I get the appeal: snapshots feel like an undo button. They are fast, built in, and reassuring when you are about to touch something you probably shouldn’t touch on a Friday afternoon. That convenience is exactly why people start treating them like backups. They are not backups, and using them that way usually ends badly.
Snapshots are great at helping you roll back a change you just made. They are terrible at helping you recover from losing the system underneath them.
Why it matters
Most outages are not dramatic. It is usually something ordinary: a patch that went sideways, someone deleting the wrong thing, silent corruption, or storage deciding it has had enough. You do not need a disaster movie scenario to lose data. Normal operations are enough.
A protection plan exists so you can restore clean data quickly and move on, instead of spending days trying to piece together what is still usable.
Before picking tools, you need to answer a few boring but critical questions:
- RPO – How much data loss can you tolerate?.
- RTO – How long can systems stay down?
- Copy placement – Where are recovery copies stored?
- Verification – Have you ever tested restoring them?
Where snapshots and checkpoints shine
Snapshots are perfect for short-term safety nets. Take one before applying updates, changing configuration, or doing schema work. If the change fails, revert and continue.
They are also useful in dev and test environments where you want to return to the same state repeatedly.
That is their job. Temporary rollback, not long-term retention.
Leaving snapshots around “just in case” slowly drags down performance and increases the chance of consolidation trouble later.
Why they are not backups
A snapshot does not create a separate copy of data. It tracks changes relative to the same base disk on the same storage.
- If that storage fails, the snapshot fails too.
- If the chain gets corrupted, recovery becomes complicated or impossible.
- If ransomware reaches the datastore, those deltas disappear along with everything else.
None of this is theoretical. Anyone who has managed virtualization long enough has seen at least one snapshot chain become the problem instead of the solution.
What proper backups provide
Backups produce independent copies that can be restored somewhere else. That independence is the entire point. You are no longer relying on the same datastore, controller, credentials, or failure domain.
They also give you history. Problems are often discovered days later, not immediately. Without versioned backups, you may only have access to already-damaged data.
A useful backup is one you can restore onto different infrastructure without needing the original environment to still exist.
Storage-level and cloud snapshots do not change the equation
Array snapshots and cloud disk snapshots are helpful tools, but they usually share the same control plane or account boundary as the source.
If that environment is compromised or deleted, those snapshots tend to go with it.
They can feed a backup workflow. They should not be the workflow.
Application consistency still matters
Getting a VM to boot after recovery does not mean the workload is healthy. Databases and transactional systems need coordinated writes to come back cleanly.

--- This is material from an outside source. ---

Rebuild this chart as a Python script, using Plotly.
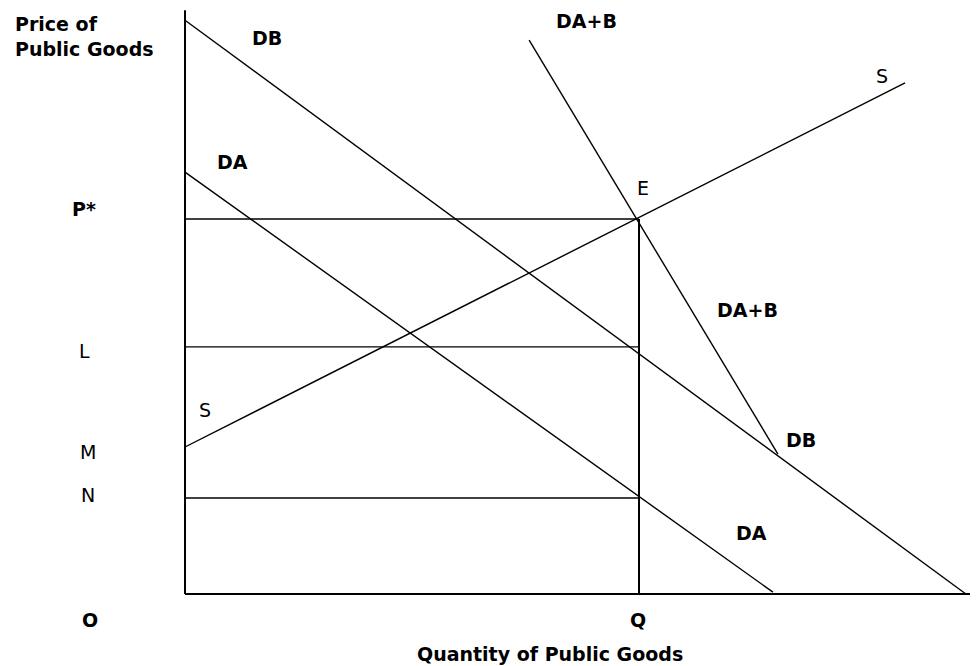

Use application-aware methods so the data inside the VM is consistent, not just the filesystem around it.
Otherwise you are testing bootability, not recoverability.
A practical protection pattern
A setup that works in real environments usually looks something like this:
- Keep a local backup repository for quick restores.
- Maintain a second copy on separate infrastructure, often object storage in another account or location.
- Add a long-retention layer that cannot be altered easily, whether that is immutable storage or offline media.

Figure 1: The “3-2-1-1-0” backup rule
Each layer addresses a different failure mode instead of duplicating the same risk.
And, lastly, ensure regular backup health checks and the ability to restore within your RTO target.
Do not ignore the backup environment itself
Backup systems should not trust the same credentials and network paths as production. If access is shared, a compromise spreads quickly.
Limit privileges, isolate access, and alert on changes to retention or deletion settings. Backup infrastructure is part of your recovery plan, not an afterthought.
Test restores, not backup jobs
A successful backup job just means data was written somewhere. It says nothing about whether you can use it.
Periodic recovery tests should bring systems up in isolation, verify applications behave correctly, and confirm that files can actually be restored.
If recovery has never been exercised, it is still theoretical.
Match retention to reality
Not every system needs the same recovery depth. Production workloads justify tighter recovery points and longer retention. Lab environments usually do not.
Classifying data properly prevents wasting capacity while making sure critical systems get the protection they need.
The bottom line
Keep using snapshots and checkpoints for short-term rollback. They are good at that.
For everything else – data loss, corruption, security incidents, or infrastructure failure – rely on backups that live outside the system you are trying to protect.
Confusing those roles works fine right up until the day you actually need to recover.